A year later, construction began on two more one-story Mission Revival school buildings, both also designed by Ferris. At a cost of $250,000 ($6,250,000 in 2015 dollars), the two new schools were completed in 1911. The two buildings were similar in size and design to McKinley Park and Orvis Ring, but of more elaborate decoration, with large Moorish-style domed towers framing their entrances. The new Mary S. Doten School, named after the famous Nevada educator and suffragette Mary S. Doten, was located on Washington and West 5th Street. Its first principal was Echo Loder. The new Mount Rose School, located on Lander and La Rue Streets, was later expanded by Lehman Ferris, George Ferris' son.

The four new schools, later known as the 'Four Sisters' or the 'Spanish Quartet,' became a defining architectural focal points of Reno and preeminent examples of Mission Revival architecture in Nevada.

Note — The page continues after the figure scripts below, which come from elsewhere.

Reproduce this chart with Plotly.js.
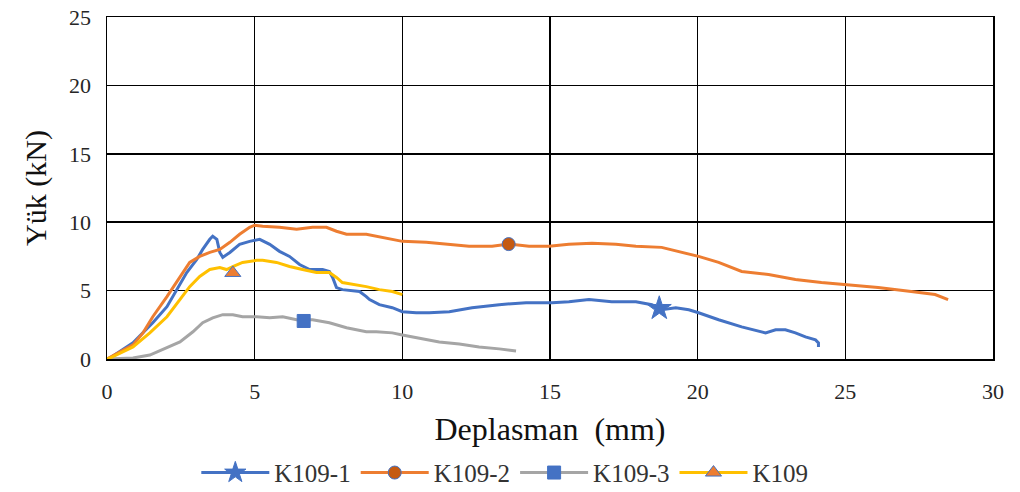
<!DOCTYPE html>
<html>
<head>
<meta charset="utf-8">
<script src="https://cdn.plot.ly/plotly-3.0.1.min.js"></script>
<style>html,body{margin:0;padding:0;background:#fff;}#chart{width:1020px;height:492px;}</style>
</head>
<body>
<div id="chart"></div>
<script>
// K109-1 (blue)
const k1X = [0,0.1,0.88,1.55,2.03,2.36,2.70,3.04,3.24,3.48,3.58,3.72,3.82,3.92,4.16,4.49,4.83,5.17,5.51,5.84,6.18,6.52,6.86,7.30,7.53,7.64,7.77,7.97,8.55,8.78,8.89,9.22,9.66,10.0,10.47,10.91,11.59,12.36,13.28,14.19,15.07,15.64,16.32,17.09,17.91,18.45,18.78,19.26,19.70,20.03,20.71,21.49,22.30,22.64,22.97,23.31,23.65,23.99,24.09,24.09];
const k1Y = [0,0.07,1.18,2.65,3.82,5.07,6.32,7.28,8.01,8.75,8.97,8.75,7.79,7.43,7.79,8.38,8.60,8.75,8.38,7.87,7.50,6.91,6.54,6.54,6.40,5.96,5.22,5.07,4.93,4.56,4.34,3.97,3.75,3.46,3.38,3.38,3.46,3.75,3.97,4.12,4.12,4.19,4.34,4.19,4.19,3.97,3.60,3.75,3.60,3.38,2.87,2.35,1.91,2.13,2.13,1.91,1.62,1.40,1.18,0.88];
// K109-2 (orange)
const k2X = [0,0.44,0.88,1.22,1.55,2.03,2.47,2.80,3.14,3.48,3.82,4.16,4.49,4.83,5.0,5.27,5.84,6.42,6.96,7.43,7.77,8.11,8.78,9.12,9.66,10.0,10.81,11.49,12.26,13.04,13.61,14.29,14.97,15.64,16.42,17.23,17.91,18.78,19.36,19.70,20.03,20.71,21.49,22.40,23.31,24.19,25.0,26.11,27.23,28.04,28.48];
const k2Y = [0,0.51,1.03,1.91,3.09,4.56,6.03,7.06,7.50,7.79,8.01,8.53,9.12,9.63,9.78,9.71,9.63,9.49,9.63,9.63,9.34,9.12,9.12,8.97,8.75,8.60,8.53,8.38,8.24,8.24,8.40,8.24,8.24,8.38,8.46,8.38,8.24,8.16,7.87,7.65,7.50,7.06,6.40,6.18,5.81,5.59,5.44,5.22,4.93,4.71,4.34];
// K109-3 (gray)
const k3X = [0,0.88,1.45,2.03,2.47,2.91,3.24,3.58,3.92,4.26,4.59,5.07,5.51,5.95,6.42,6.96,7.53,8.11,8.78,9.12,9.66,10.0,10.57,11.25,11.93,12.60,13.28,13.85];
const k3Y = [0,0.07,0.29,0.81,1.25,1.99,2.65,3.01,3.24,3.24,3.09,3.09,3.01,3.09,2.87,2.87,2.65,2.28,1.99,1.99,1.91,1.76,1.54,1.25,1.10,0.88,0.74,0.59];
// K109 (yellow)
const k4X = [0,0.1,0.88,1.45,2.03,2.47,2.80,3.14,3.48,3.82,4.05,4.26,4.59,5.07,5.27,5.74,6.18,6.62,7.09,7.53,7.77,7.97,8.45,8.78,9.22,9.66,10.0];
const k4Y = [0,0.07,0.88,1.91,3.09,4.34,5.29,6.03,6.54,6.69,6.54,6.76,7.06,7.21,7.21,7.06,6.76,6.54,6.32,6.32,5.96,5.59,5.44,5.29,5.07,4.93,4.71];

const seriesNames = ['K109-1','K109-2','K109-3','K109'];
// single marker point per series
const markX = [18.7, 13.6, 6.66, 4.26];
const markY = [3.7, 8.4, 2.78, 6.29];

const xTicks = [0,5,10,15,20,25,30];
const yTicks = [0,5,10,15,20,25];

const lineColors = ['#4472C4','#ED7D31','#A5A5A5','#FFC000'];
const symbols = ['star','circle','square','triangle-up'];
const mFill = ['#4472C4','#C55A11','#4472C4','#ED7D31'];
const mLine = ['#4472C4','#4472C4','#4472C4','#4472C4'];
const mSize = [18,13,13,14];

const xs = [k1X,k2X,k3X,k4X];
const ys = [k1Y,k2Y,k3Y,k4Y];

const traces = [];
for (let i = 0; i < 4; i++) {
  traces.push({
    x: xs[i], y: ys[i], type: 'scatter', mode: 'lines',
    line: {color: lineColors[i], width: 3},
    showlegend: false, legendgroup: 'g'+i, hoverinfo: 'skip'
  });
}
for (let i = 0; i < 4; i++) {
  traces.push({
    x: [markX[i]], y: [markY[i]], type: 'scatter', mode: 'lines+markers',
    name: seriesNames[i], legendgroup: 'g'+i,
    line: {color: lineColors[i], width: 3},
    marker: {symbol: symbols[i], size: mSize[i], color: mFill[i], line: {color: mLine[i], width: 1}}
  });
}

const fontFam = 'Liberation Serif';
const layout = {
  width: 1020, height: 492,
  margin: {l: 107, r: 27, t: 17, b: 133},
  paper_bgcolor: '#fff', plot_bgcolor: '#fff',
  font: {family: fontFam, color: '#262626', size: 22},
  showlegend: true,
  legend: {orientation: 'h', x: 0.449, xanchor: 'center', yref: 'container', y: 0.039, yanchor: 'middle',
           font: {family: fontFam, size: 25, color: '#333'}, itemwidth: 68, tracegroupgap: 0},
  xaxis: {
    range: [0, 30], tickvals: xTicks, ticktext: xTicks.map(String),
    showgrid: true, gridcolor: '#000', gridwidth: 1.5,
    showline: true, linecolor: '#000', linewidth: 1.5, mirror: true,
    zeroline: false, ticks: 'outside', ticklen: 12, tickcolor: 'rgba(0,0,0,0)',
    tickfont: {family: fontFam, size: 22, color: '#262626'},
    title: {text: 'Deplasman\u00a0\u00a0(mm)', font: {family: fontFam, size: 32, color: '#111'}, standoff: 14}
  },
  yaxis: {
    range: [0, 25], tickvals: yTicks, ticktext: yTicks.map(String),
    showgrid: true, gridcolor: '#000', gridwidth: 1.5,
    showline: true, linecolor: '#000', linewidth: 1.5, mirror: true,
    zeroline: false, ticks: 'outside', ticklen: 10, tickcolor: 'rgba(0,0,0,0)',
    tickfont: {family: fontFam, size: 22, color: '#262626'},
    title: {text: 'Yük (kN)', font: {family: fontFam, size: 30, color: '#111'}, standoff: 13}
  }
};
Plotly.newPlot('chart', traces, layout, {staticPlot: true, displayModeBar: false});
</script>
</body>
</html>
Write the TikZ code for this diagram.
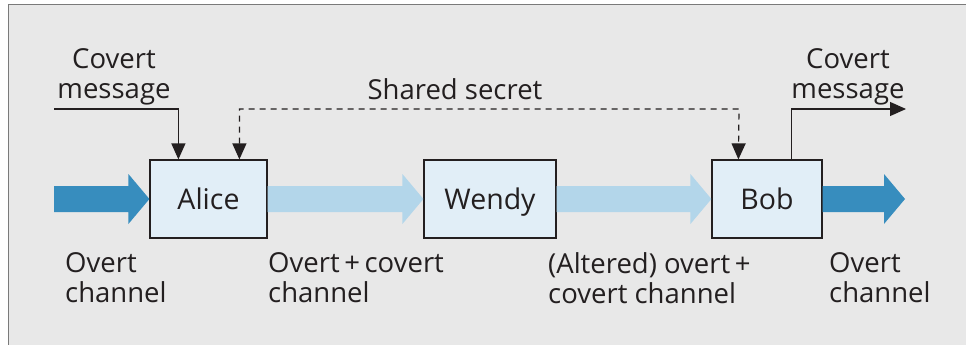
\documentclass[tikz,border=0pt]{standalone}
\usepackage{fontspec}
\setmainfont{Open Sans}
\usetikzlibrary{arrows.meta,calc}
\definecolor{panelbg}{HTML}{E8E8E8}
\definecolor{panelrule}{HTML}{7A7A7A}
\definecolor{boxfill}{HTML}{E1EEF7}
\definecolor{darkflow}{HTML}{378DBE}
\definecolor{lightflow}{HTML}{B3D6EA}
\definecolor{ink}{HTML}{231F20}
\tikzset{
  party/.style={draw=ink, line width=1.2pt, fill=boxfill, minimum height=78pt,
    inner sep=0pt, font=\fontsize{28.5}{32}\selectfont, text=ink,
    text height=20.4pt, text depth=0pt},
  label/.style={font=\fontsize{27.5}{30}\selectfont, text=ink, inner sep=0pt},
  flowdark/.style={fill=darkflow, draw=none},
  flowlight/.style={fill=lightflow, draw=none},
  tip/.tip={Triangle[length=16pt,width=14pt]},
  sig/.style={draw=ink, line width=1.2pt, -tip},
  sigdash/.style={draw=ink, line width=1.2pt, tip-tip, dash pattern=on 6pt off 5pt},
}
% a wide block arrow from coordinate #1 to tip #2, shaft half-height 13pt, head 25pt
\newcommand{\blockarrow}[3]{%
  \path[#3] let \p1=(#1), \p2=(#2) in
    (\x1,\y1+13pt) -- (\x2-21pt,\y1+13pt) -- (\x2-21pt,\y1+25pt) -- (\x2,\y1)
    -- (\x2-21pt,\y1-25pt) -- (\x2-21pt,\y1-13pt) -- (\x1,\y1-13pt) -- cycle;}
\begin{document}
\begin{tikzpicture}[x=1pt,y=-1pt]
\useasboundingbox (0,0) rectangle (966,345);
% panel
\fill[panelbg] (8,5) rectangle (966,345);
\draw[panelrule, line width=1pt] (8,345) -- (8,5) -- (966,5);

% parties
\node[party, minimum width=117pt] (alice) at (208.5,199) {Alice};
\node[party, minimum width=132pt] (wendy) at (490,199) {Wendy};
\node[party, minimum width=110pt] (bob) at (767,199) {Bob};

% channel flows
\coordinate (inL) at (54,199);
\coordinate (outR) at (905,199);
\blockarrow{inL}{alice.west}{flowdark}
\blockarrow{alice.east}{wendy.west}{flowlight}
\blockarrow{wendy.east}{bob.west}{flowlight}
\blockarrow{bob.east}{outR}{flowdark}

% covert message in / out
\coordinate (cmin) at (54,109);
\coordinate (cmout) at (906,109);
\coordinate (ssbend) at (739,109);
\draw[sig] (cmin) -| ($(alice.north west)+(29,0)$);
\draw[sig] ($(bob.north west)+(80,0)$) |- (cmout);
% shared secret, delivered to both ends
\draw[sigdash] ($(alice.north west)+(90,0)$) |- (ssbend) -- ($(bob.north west)+(27,0)$);

% texts
\node[label, align=center] (tcm1) at (114,77) {Covert\\message};
\node[label] (tss) at (455,89) {Shared secret};
\node[label, align=center] (tcm2) at (848,77) {Covert\\message};
\node[label, align=left, anchor=west] (toc1) at (65,278) {Overt\\channel};
\node[label, align=left, anchor=west] (toc2) at (268,278) {Overt\,+\,covert\\channel};
\node[label, align=left, anchor=west] (toc3) at (548,278) {(Altered) overt\,+\\covert channel};
\node[label, align=left, anchor=west] (toc4) at (829,278) {Overt\\channel};
\end{tikzpicture}
\end{document}
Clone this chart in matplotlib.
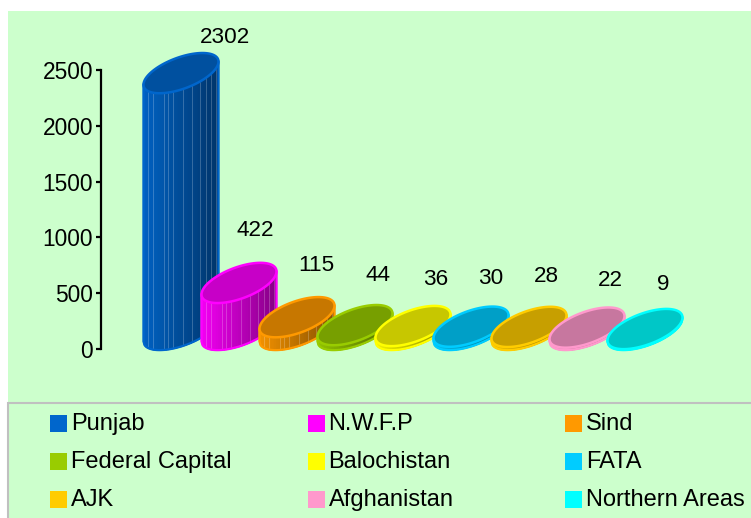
import numpy as np
import matplotlib
matplotlib.use('Agg')
import matplotlib.pyplot as plt
from matplotlib.patches import Polygon, Rectangle

plt.rcParams['font.family'] = ['Liberation Sans', 'DejaVu Sans']

names = ['Punjab', 'N.W.F.P', 'Sind', 'Federal Capital', 'Balochistan', 'FATA',
         'AJK', 'Afghanistan', 'Northern Areas']
values = [2302, 422, 115, 44, 36, 30, 28, 22, 9]
colors = ['#0066CC', '#FF00FF', '#FF9900', '#99CC00', '#FFFF00', '#00CCFF',
          '#FFCC00', '#FF99CC', '#00FFFF']
y_ticks = [0, 500, 1000, 1500, 2000, 2500]

# label offsets from the top of each cylinder, in pixels
label_dx = [44, 16, 19, 23, 23, 20, 17, 23, 18]
label_dy = [36, 52, 52, 50, 47, 48, 50, 47, 45]
# thin light streaks on the cylinder sides, as fraction of the width
streaks = [0.06, 0.12, 0.27, 0.33, 0.39, 0.52, 0.64, 0.75, 0.83, 0.90, 0.96]

W, H = 751, 518
BG = '#CCFFCC'
fig = plt.figure(figsize=(W / 100, H / 100), dpi=100, facecolor='white')

# background and legend live in a pixel axes
bg = fig.add_axes([0, 0, 1, 1])
bg.set_xlim(0, W)
bg.set_ylim(H, 0)
bg.axis('off')
bg.add_patch(Rectangle((8, 11), W, H, fc=BG, ec='none'))
bg.add_patch(Rectangle((8, 403), W + 10, H, fc=BG, ec='#C0C0C0', lw=1.5, clip_on=True))

for i, (name, col) in enumerate(zip(names, colors)):
    row, c = i // 3, i % 3
    x = 50 + 257.5 * c
    y = 423 + 38 * row
    bg.add_patch(Rectangle((x, y - 8.5), 17, 17, fc=col, ec='none'))
    bg.text(x + 21, y + 1, name, fontsize=17, va='center', ha='left', color='black')

# value axes, placed so 0 sits at y=349 and 2500 at y=70
left, right, top, bottom = 101, 700, 70, 349
ax = fig.add_axes([left / W, 1 - bottom / H, (right - left) / W, (bottom - top) / H])
ax.patch.set_visible(False)
px_x = 58.0
px_y = (bottom - top) / 2500.0
ax.set_xlim((left - 181) / px_x, (right - 181) / px_x)
ax.set_ylim(0, 2500)
for s in ['top', 'right', 'bottom']:
    ax.spines[s].set_visible(False)
ax.spines['left'].set_linewidth(1.6)
ax.set_xticks([])
ax.set_yticks(y_ticks)
ax.tick_params(axis='y', length=3.6, width=1.6, pad=2, labelsize=16.4)

a = 37.5 / px_x
b = 16.5 / px_y
shear = 11.5 / px_y / a
lift = 170.0
t = np.linspace(0, 2 * np.pi, 121)


def shade(col, f):
    return tuple(np.array(matplotlib.colors.to_rgb(col)) * f)


def lower(u):
    return shear * u - b * np.sqrt(np.clip(1 - (u / a) ** 2, 0, 1))


for i, (v, col) in enumerate(zip(values, colors)):
    yt = v + lift
    yb = lift
    # side, as vertical strips going darker to the right
    edges = np.linspace(-a, a, 31)
    for j in range(30):
        u = np.linspace(edges[j], edges[j + 1], 3)
        f = 0.95 - 0.42 * (j / 29.0)
        pts = np.r_[np.c_[i + u, yb + lower(u)], np.c_[i + u[::-1], yt + lower(u[::-1])]]
        ax.add_patch(Polygon(pts, fc=shade(col, f), ec=shade(col, f), lw=1.0,
                             clip_on=False, zorder=3 + i))
    if v > 80:
        for fr in streaks:
            u = -a + 2 * a * fr
            ax.plot([i + u, i + u], [yb + lower(u), yt + lower(u)], color='white',
                    alpha=0.25, lw=0.6, clip_on=False, zorder=3 + i)
    # outline of the side
    u = np.linspace(-a, a, 81)
    ax.plot(np.r_[i - a, i + u, i + a],
            np.r_[yt - shear * a, yb + lower(u), yt + shear * a],
            color=col, lw=1.6, clip_on=False, zorder=3 + i, solid_joinstyle='round')
    # top face
    ex = a * np.cos(t)
    ey = shear * ex + b * np.sin(t)
    ax.add_patch(Polygon(np.c_[i + ex, yt + ey], fc=shade(col, 0.78), ec=col, lw=1.8,
                         clip_on=False, zorder=3 + i))
    ax.annotate(str(v), (i, yt), xytext=(label_dx[i] * 0.72, label_dy[i] * 0.72),
                textcoords='offset points', ha='center', va='center',
                fontsize=16.2, color='black', zorder=30, annotation_clip=False)

fig.savefig('out.png', dpi=100, facecolor='white')
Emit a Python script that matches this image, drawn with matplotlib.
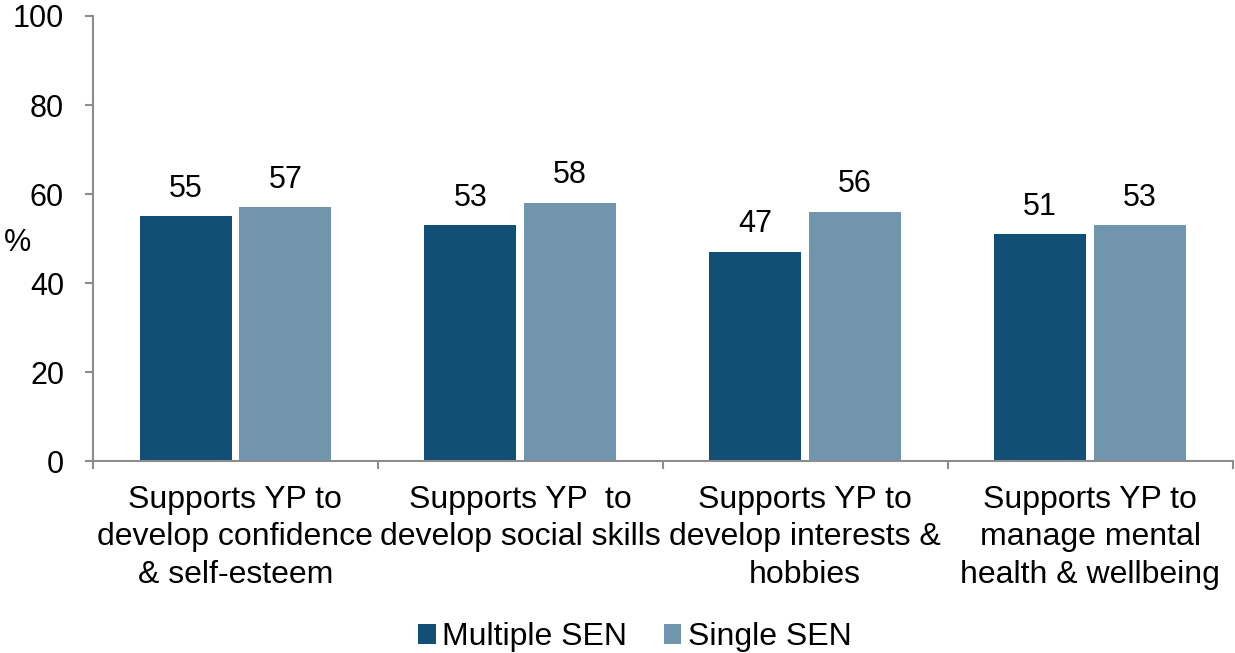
import matplotlib.pyplot as plt
import numpy as np

plt.rcParams['font.family'] = ['Liberation Sans', 'DejaVu Sans']

MULTI_COLOR = '#124f74'
SINGLE_COLOR = '#7295ae'
AXIS_GREY = '#8c8c8c'

categories = [
    'Supports YP to\ndevelop confidence\n& self-esteem',
    'Supports YP  to\ndevelop social skills',
    'Supports YP to\ndevelop interests &\nhobbies',
    'Supports YP to\nmanage mental\nhealth & wellbeing',
]
multiple_sen = [55, 53, 47, 51]
single_sen = [57, 58, 56, 53]

fig = plt.figure(figsize=(12.35, 6.53), dpi=100)
ax = fig.add_axes([0.0753, 0.294, 0.9227, 0.6815])

x = np.arange(len(categories))
w = 0.323
off = 0.175
b1 = ax.bar(x - off, multiple_sen, w, color=MULTI_COLOR, label='Multiple SEN')
b2 = ax.bar(x + off, single_sen, w, color=SINGLE_COLOR, label='Single SEN')
for bars in (b1, b2):
    ax.bar_label(bars, padding=9, fontsize=22)

ax.set_ylim(0, 100)
ax.set_xlim(-0.5, len(categories) - 0.5)
ax.set_yticks(range(0, 101, 20))
ax.set_xticks(x)
ax.set_xticklabels(categories, fontsize=23, linespacing=1.33)
# category boundaries get the visible ticks
ax.set_xticks(np.arange(-0.5, len(categories), 1), minor=True)
ax.tick_params(axis='x', which='major', length=0, pad=17)
ax.tick_params(axis='x', which='minor', length=5.8, width=1.5, color=AXIS_GREY)
ax.tick_params(axis='y', length=5.8, width=1.5, color=AXIS_GREY, labelsize=22, pad=15)

for s in ('top', 'right'):
    ax.spines[s].set_visible(False)
for s in ('left', 'bottom'):
    ax.spines[s].set_color(AXIS_GREY)
    ax.spines[s].set_linewidth(1.5)

ax.set_ylabel('%', rotation=0, fontsize=22)
ax.yaxis.set_label_coords(-0.066, 0.49)
ax.yaxis.label.set_verticalalignment('center')

fig.legend(loc='lower center', bbox_to_anchor=(0.514, -0.043), ncol=2, frameon=False,
           fontsize=23, handlelength=0.55, handleheight=0.55, handletextpad=0.2,
           columnspacing=1.15)

fig.savefig('out.png', dpi=100)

While Billinghurst was known to have admired Mission architecture, another reason was brought up for choosing the style. The Nevada State Superintendent of Public Instruction reported to the 27th Session of the Nevada Legislature that the Mission style is "especially adapted to one-story structures " and that "there is nothing better for school purposes than one-story buildings. The one-story plan eliminates the stair climbing so destructive to the nervous strength of pupils and teachers, and also renders danger from fire impossible."

Under Billinghurst's leadership, Washoe County was the first in the state to introduce middle schools, and in 1930, B.D. Billinghurst Middle School was established and named in his honor, one of five such middle schools established during his superintendency. He was also associated with educational reforms such as the establishment of the Nevada State Textbook Commission, laws providing free textbooks for public school students, compulsory attendance laws, laws requiring medical examination of public school students, education finance laws, and improvement in Nevada public school curriculum. He was also a lecturer on educational matters at the University of Nevada, Reno, from which he later received an honorary Legum Doctor.

Washoe County was the largest and best-financed school district in Nevada during Billinghurst's administration, and the programs he implemented were ahead of their time, implemented later by other districts. In 1933, the United States Office of Education rated Nevada's schools second in the nation, with only New York ahead of them. A seasoned member of the National Education Association, Billinghurst was well known in education circles, often consulted by educators from across the nation regarding their own schools and districts, as well as by lawmakers and governors, who considered his advice when introducing new legislation or reforming education programs.

== Billinghurst House ==
Constructed in 1910, the Benson Billinghurst House was constructed by B.D. Billinghurst as a personal residence, a bungalow with varnished pine finishes.